◆ **WHAT YOU NEED TO DO**
Gather every line holding the string "document".
── EXTRACTED MATERIAL ──
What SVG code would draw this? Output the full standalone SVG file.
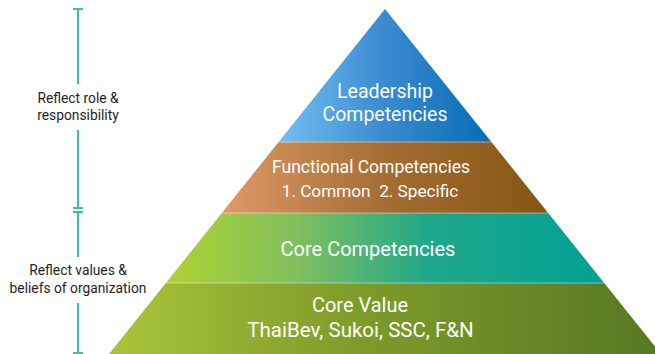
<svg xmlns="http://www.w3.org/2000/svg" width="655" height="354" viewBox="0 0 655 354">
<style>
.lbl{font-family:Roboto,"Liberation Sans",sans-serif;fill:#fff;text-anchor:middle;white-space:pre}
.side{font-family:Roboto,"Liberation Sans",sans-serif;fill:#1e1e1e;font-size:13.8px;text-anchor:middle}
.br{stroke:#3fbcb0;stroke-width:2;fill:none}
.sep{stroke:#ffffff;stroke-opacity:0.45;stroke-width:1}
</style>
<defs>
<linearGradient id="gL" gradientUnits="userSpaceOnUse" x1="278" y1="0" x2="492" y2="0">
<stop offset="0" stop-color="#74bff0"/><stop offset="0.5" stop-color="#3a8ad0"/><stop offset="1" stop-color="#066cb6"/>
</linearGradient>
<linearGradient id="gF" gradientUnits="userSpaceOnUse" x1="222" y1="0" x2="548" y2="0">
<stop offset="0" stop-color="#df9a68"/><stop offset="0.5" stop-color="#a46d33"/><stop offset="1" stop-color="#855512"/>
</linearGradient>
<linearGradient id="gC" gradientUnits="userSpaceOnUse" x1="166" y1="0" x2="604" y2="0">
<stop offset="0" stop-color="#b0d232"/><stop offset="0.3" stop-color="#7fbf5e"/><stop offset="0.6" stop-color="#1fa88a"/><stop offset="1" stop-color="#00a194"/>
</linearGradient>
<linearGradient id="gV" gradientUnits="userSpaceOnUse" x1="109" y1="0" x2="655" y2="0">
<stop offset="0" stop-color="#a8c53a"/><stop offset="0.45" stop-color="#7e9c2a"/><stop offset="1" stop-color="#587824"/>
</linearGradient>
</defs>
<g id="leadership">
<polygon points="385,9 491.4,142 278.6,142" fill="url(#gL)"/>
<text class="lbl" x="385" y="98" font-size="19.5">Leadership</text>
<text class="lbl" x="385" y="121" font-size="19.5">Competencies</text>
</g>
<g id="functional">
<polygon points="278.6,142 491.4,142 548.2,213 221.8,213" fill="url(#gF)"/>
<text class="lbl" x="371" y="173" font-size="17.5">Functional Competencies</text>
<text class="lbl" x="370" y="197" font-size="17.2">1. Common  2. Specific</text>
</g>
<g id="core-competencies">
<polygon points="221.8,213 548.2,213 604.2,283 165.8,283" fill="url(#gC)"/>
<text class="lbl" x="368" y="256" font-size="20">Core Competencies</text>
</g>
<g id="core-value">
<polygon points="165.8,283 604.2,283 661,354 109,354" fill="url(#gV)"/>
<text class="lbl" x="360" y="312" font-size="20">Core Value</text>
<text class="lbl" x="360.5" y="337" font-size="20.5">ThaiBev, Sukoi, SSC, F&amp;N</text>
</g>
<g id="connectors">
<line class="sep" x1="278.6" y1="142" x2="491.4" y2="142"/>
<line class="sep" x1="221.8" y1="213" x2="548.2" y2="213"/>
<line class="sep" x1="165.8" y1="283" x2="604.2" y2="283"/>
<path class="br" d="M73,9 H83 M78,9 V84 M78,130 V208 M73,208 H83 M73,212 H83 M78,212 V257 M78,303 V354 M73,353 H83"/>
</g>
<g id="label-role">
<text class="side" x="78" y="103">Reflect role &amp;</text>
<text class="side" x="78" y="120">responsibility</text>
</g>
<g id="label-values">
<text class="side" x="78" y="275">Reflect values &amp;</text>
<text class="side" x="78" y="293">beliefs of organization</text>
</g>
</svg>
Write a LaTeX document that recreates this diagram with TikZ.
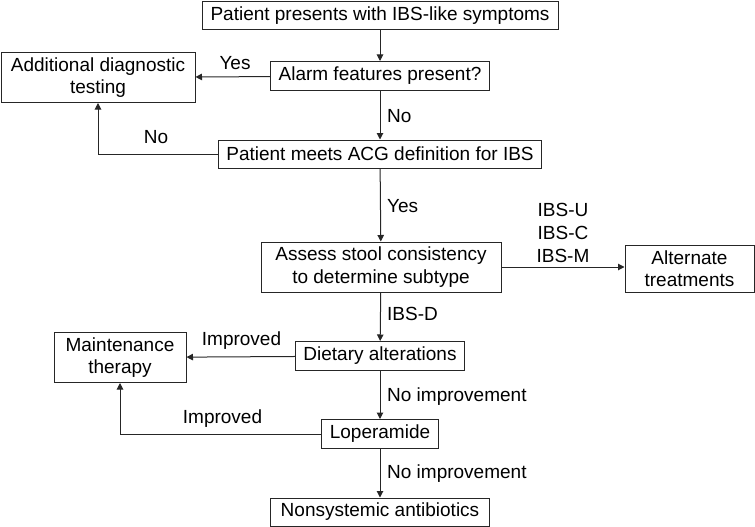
───
── EXTRACTED MATERIAL ──
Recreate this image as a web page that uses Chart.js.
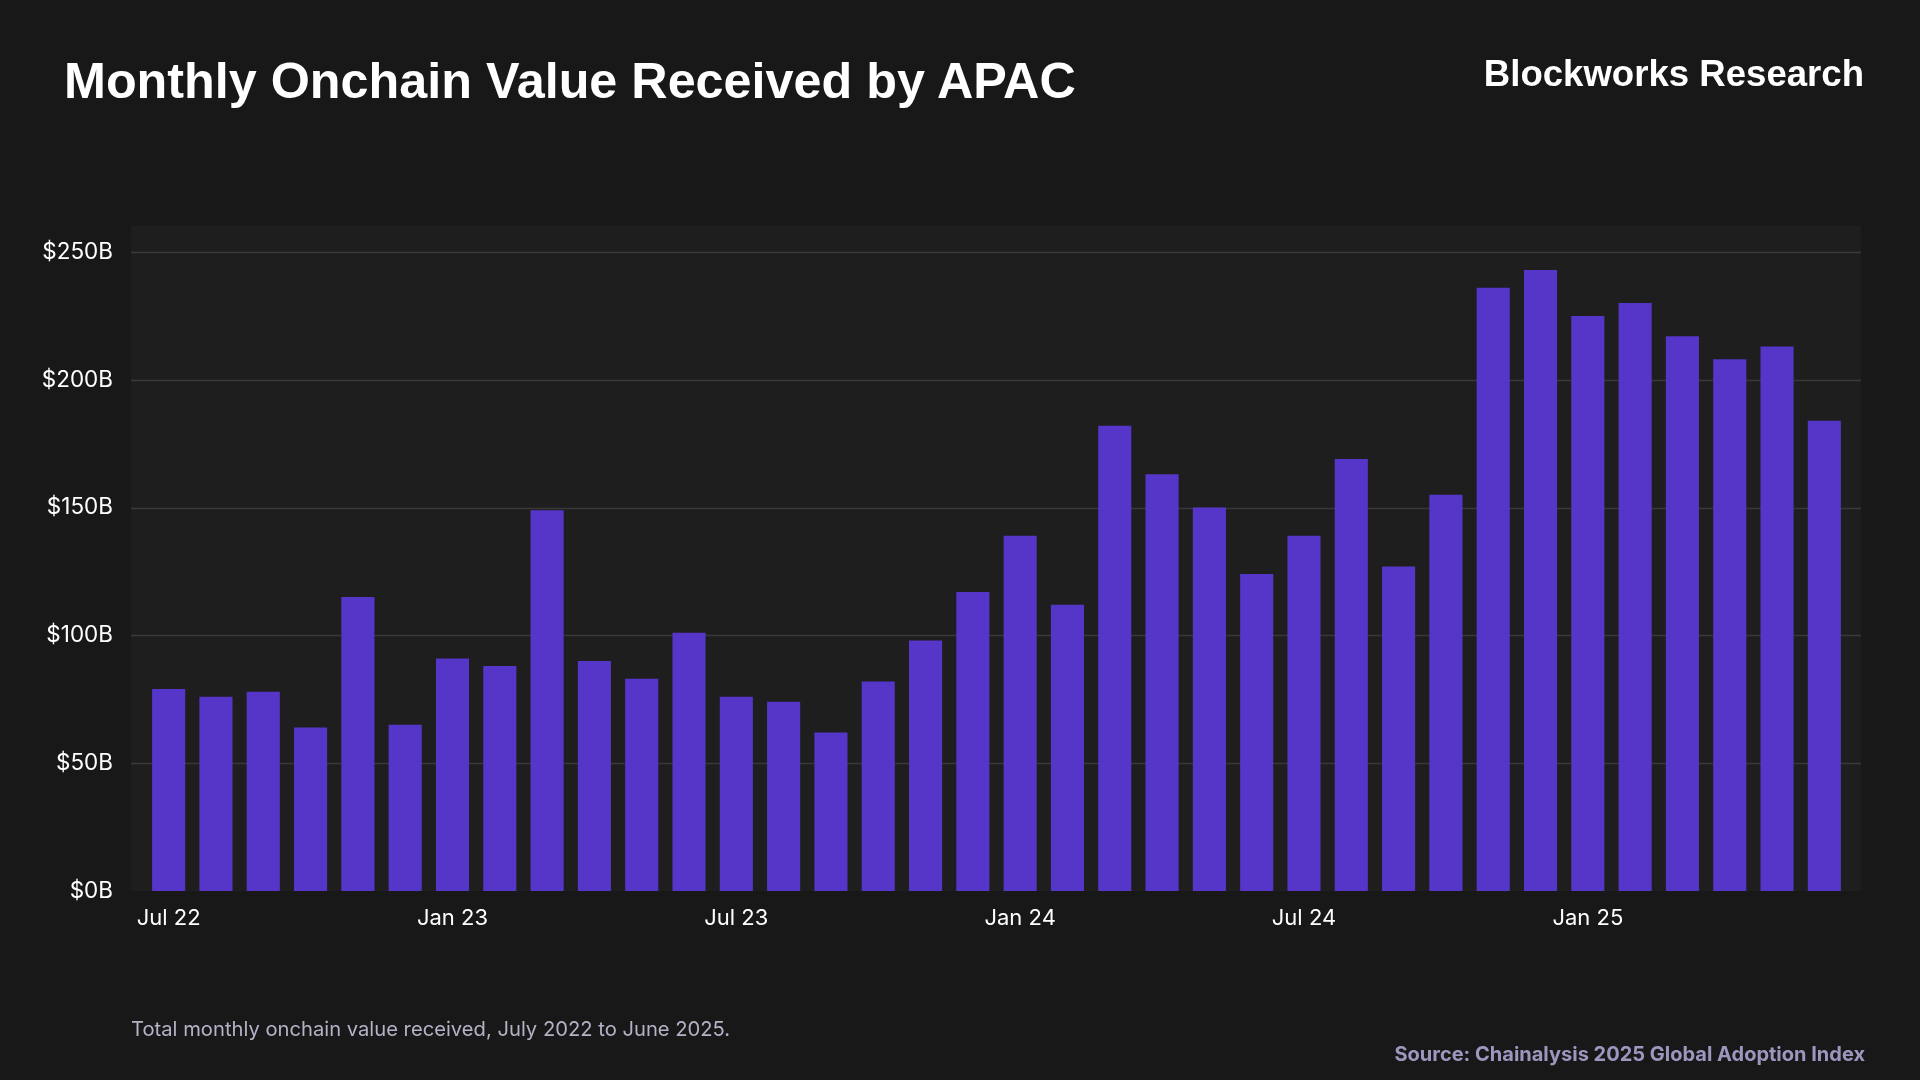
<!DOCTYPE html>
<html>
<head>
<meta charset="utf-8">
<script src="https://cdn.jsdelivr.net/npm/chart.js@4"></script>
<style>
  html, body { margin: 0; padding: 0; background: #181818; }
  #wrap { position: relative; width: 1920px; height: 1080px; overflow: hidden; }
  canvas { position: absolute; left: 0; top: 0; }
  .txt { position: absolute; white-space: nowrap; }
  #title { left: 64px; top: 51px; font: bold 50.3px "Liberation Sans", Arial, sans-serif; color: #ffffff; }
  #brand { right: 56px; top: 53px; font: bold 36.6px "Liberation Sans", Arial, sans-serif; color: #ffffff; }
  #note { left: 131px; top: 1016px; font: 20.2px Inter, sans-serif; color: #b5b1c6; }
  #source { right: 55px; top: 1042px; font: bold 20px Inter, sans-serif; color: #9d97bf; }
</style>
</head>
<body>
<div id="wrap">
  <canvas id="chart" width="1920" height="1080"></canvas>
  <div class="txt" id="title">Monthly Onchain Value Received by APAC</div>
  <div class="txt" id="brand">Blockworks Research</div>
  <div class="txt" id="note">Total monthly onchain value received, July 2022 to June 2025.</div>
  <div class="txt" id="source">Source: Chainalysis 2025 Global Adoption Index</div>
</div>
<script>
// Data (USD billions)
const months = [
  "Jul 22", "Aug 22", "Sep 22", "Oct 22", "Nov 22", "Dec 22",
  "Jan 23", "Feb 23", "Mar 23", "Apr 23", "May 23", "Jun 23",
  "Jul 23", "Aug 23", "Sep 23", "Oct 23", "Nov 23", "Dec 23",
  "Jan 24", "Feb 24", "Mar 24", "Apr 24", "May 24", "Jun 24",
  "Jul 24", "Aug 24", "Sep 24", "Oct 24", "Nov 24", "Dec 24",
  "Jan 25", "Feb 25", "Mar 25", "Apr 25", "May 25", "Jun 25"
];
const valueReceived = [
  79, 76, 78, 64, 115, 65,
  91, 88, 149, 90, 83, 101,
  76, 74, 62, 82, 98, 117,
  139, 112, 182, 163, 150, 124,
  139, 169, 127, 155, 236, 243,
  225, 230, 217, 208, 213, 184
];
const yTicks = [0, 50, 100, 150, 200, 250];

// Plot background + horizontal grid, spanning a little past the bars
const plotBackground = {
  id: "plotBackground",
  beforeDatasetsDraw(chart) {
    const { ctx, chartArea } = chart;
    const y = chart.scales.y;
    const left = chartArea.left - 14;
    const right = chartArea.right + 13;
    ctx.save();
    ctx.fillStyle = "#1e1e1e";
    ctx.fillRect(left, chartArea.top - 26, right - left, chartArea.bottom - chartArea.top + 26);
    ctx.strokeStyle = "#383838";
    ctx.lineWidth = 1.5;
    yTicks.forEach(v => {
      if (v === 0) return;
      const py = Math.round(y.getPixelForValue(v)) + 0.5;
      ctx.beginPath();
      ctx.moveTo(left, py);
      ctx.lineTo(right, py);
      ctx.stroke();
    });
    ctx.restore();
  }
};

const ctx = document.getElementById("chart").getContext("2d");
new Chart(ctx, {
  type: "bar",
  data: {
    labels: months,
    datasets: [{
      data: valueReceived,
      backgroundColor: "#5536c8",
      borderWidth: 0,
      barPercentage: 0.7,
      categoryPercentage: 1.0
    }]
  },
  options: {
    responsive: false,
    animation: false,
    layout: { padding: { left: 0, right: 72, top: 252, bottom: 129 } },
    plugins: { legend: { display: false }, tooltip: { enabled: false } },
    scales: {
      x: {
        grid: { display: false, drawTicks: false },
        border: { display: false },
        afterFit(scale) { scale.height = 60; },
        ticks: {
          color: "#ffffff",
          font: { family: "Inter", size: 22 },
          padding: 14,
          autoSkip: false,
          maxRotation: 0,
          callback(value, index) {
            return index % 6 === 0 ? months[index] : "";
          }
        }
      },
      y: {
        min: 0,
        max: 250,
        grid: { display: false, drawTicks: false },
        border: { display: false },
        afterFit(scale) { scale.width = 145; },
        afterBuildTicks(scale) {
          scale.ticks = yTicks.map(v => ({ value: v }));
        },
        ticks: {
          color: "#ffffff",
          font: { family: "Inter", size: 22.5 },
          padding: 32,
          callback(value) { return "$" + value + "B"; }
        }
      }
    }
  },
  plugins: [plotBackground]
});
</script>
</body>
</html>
───
◆ **WRITTEN RESPONSE**
Write a LaTeX document that recreates this diagram with TikZ.
const ctx = document.getElementById("chart").getContext("2d");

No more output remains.